Dias depois, a escritora Julie Maroh, criadora da HQ que originou o longa, lamentou não ter sido convidada a visitar o set nem a acompanhar a estreia da produção na Croisette. Logo o elenco se somaria à malhação do Judas com testemunhos de uma filmagem "horrível e sofrida" e um diretor "que não sabia o que desejava".

Kechiche revidou, mirando a artilharia na atriz Léa Seydoux (Emma), neta do dono da überprodutora francesa Pathé: "Ela faz parte de um sistema que não quer saber de mim, porque perturbo".

Perturbadores, no fim, são o magnetismo de Adèle Exarchopoulos, 19, e a forma como a câmera devora seus esgares, meios sorrisos e progressivo langor. O cinema engolfou a débâcle midiática.

ÉGALITÉ

O Panthéon, mausoléu de notáveis da República em cuja fachada se lê a inscrição "aos grandes homens, o reconhecimento da pátria", perderá o ranço sexista. O presidente François Hollande recebeu neste mês um relatório sobre a modernização do monumento que traz recomendação expressa: é preciso abrir espaço às mulheres.

Hoje, repousam sob o domo da rua Soufflot 73 vultos do sexo masculino, dentre os quais o escritor Victor Hugo (1802-85) e o filósofo Voltaire (1694-1778). A representação feminina se resume à cientista Marie Curie (1867-1934) e à química Sophie Berthelot (1837-1907).

A par da elaboração do relatório, organizações feministas encetaram nos últimos meses o lobby em torno de figuras como Olympe de Gouges (1748-93), autora da Declaração dos Direitos da Mulher e da Cidadã (pedra fundamental do movimento feminista), e a heroína da Resistência na 2ª Guerra Lucie Aubrac (1912-2007). Mas há também quem faça campanha por Edith Piaf (1915-63) e Simone de Beauvoir (1908-86). Hollande anuncia suas escolhas até o fim do ano.

O FRANCÊS TRANQUILO

Eminência parda de um cubismo em que Pablo Picasso (1881-1973) monopolizava os holofotes, Georges Braque (1882-1963) ganha o proscênio em retrospectiva no Grand Palais, a primeira na França em 40 anos (em cartaz até 6/1).

O percurso de 238 obras contempla a placidez fauvista de sua primeira fase, o estilhaçamento cubista da perspectiva a partir de 1908, o pioneirismo nas colagens, a reconciliação com a cor no pós- 1ª Guerra e os grandes nus figurativos dos anos 1920. Desemboca na simbologia tétrica que assombra sua produção durante a 2ª Guerra e nos pássaros diáfanos que prenunciam sua partida (veja no site www.grandpalais.fr.)

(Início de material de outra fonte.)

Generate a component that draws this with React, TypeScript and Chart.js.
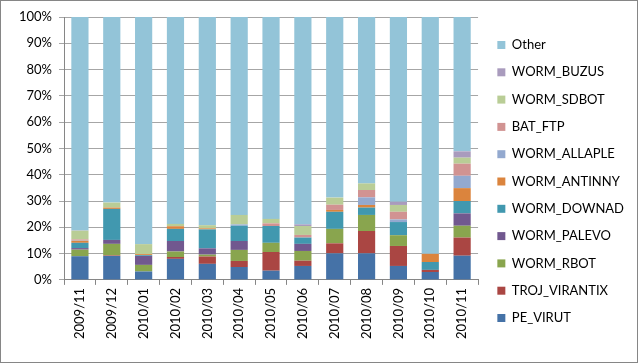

Contrariando o estereótipo do gênio indomável, o artista preconizava "a regra que corrige a emoção", a beleza advinda da supressão, da depuração do método. A descobrir.

ÓPERA DA PÁ

Era para ser uma abertura arrasa-quarteirão, mas o tiro saiu pela culatra. A performance musical "Quarteto de Cordas com Helicópteros", que iniciou a 12ª edição da maratona cultural notívaga Nuit Blanche (inspiradora da Virada Cultural), no último dia 5, mobilizou quatro aeronaves em voo e um intrincado sistema de transmissão que faria chegar à multidão reunida sobre o pont Neuf o fragmento de ópera composto por Karlheinz Stockhausen (1928-2007).

O ruído das hélices obviamente engoliu o som dos instrumentos, a imagem dos músicos se congelou fantasmagoricamente no telão e, para terminar, os helicópteros passaram por sobre as cabeças na estratosfera --frieza de aviação corporativa. O público estrilou.

Afora isso, pulularam instalações sonoras, "site-specifics" e bizarrices como a esfera de gelo a lembrar o pêndulo de Foucault (!). Tudo muito vanguardista, tudo muito sinestésico. Faltou a autoderrisão do palco brega do filhote paulistano.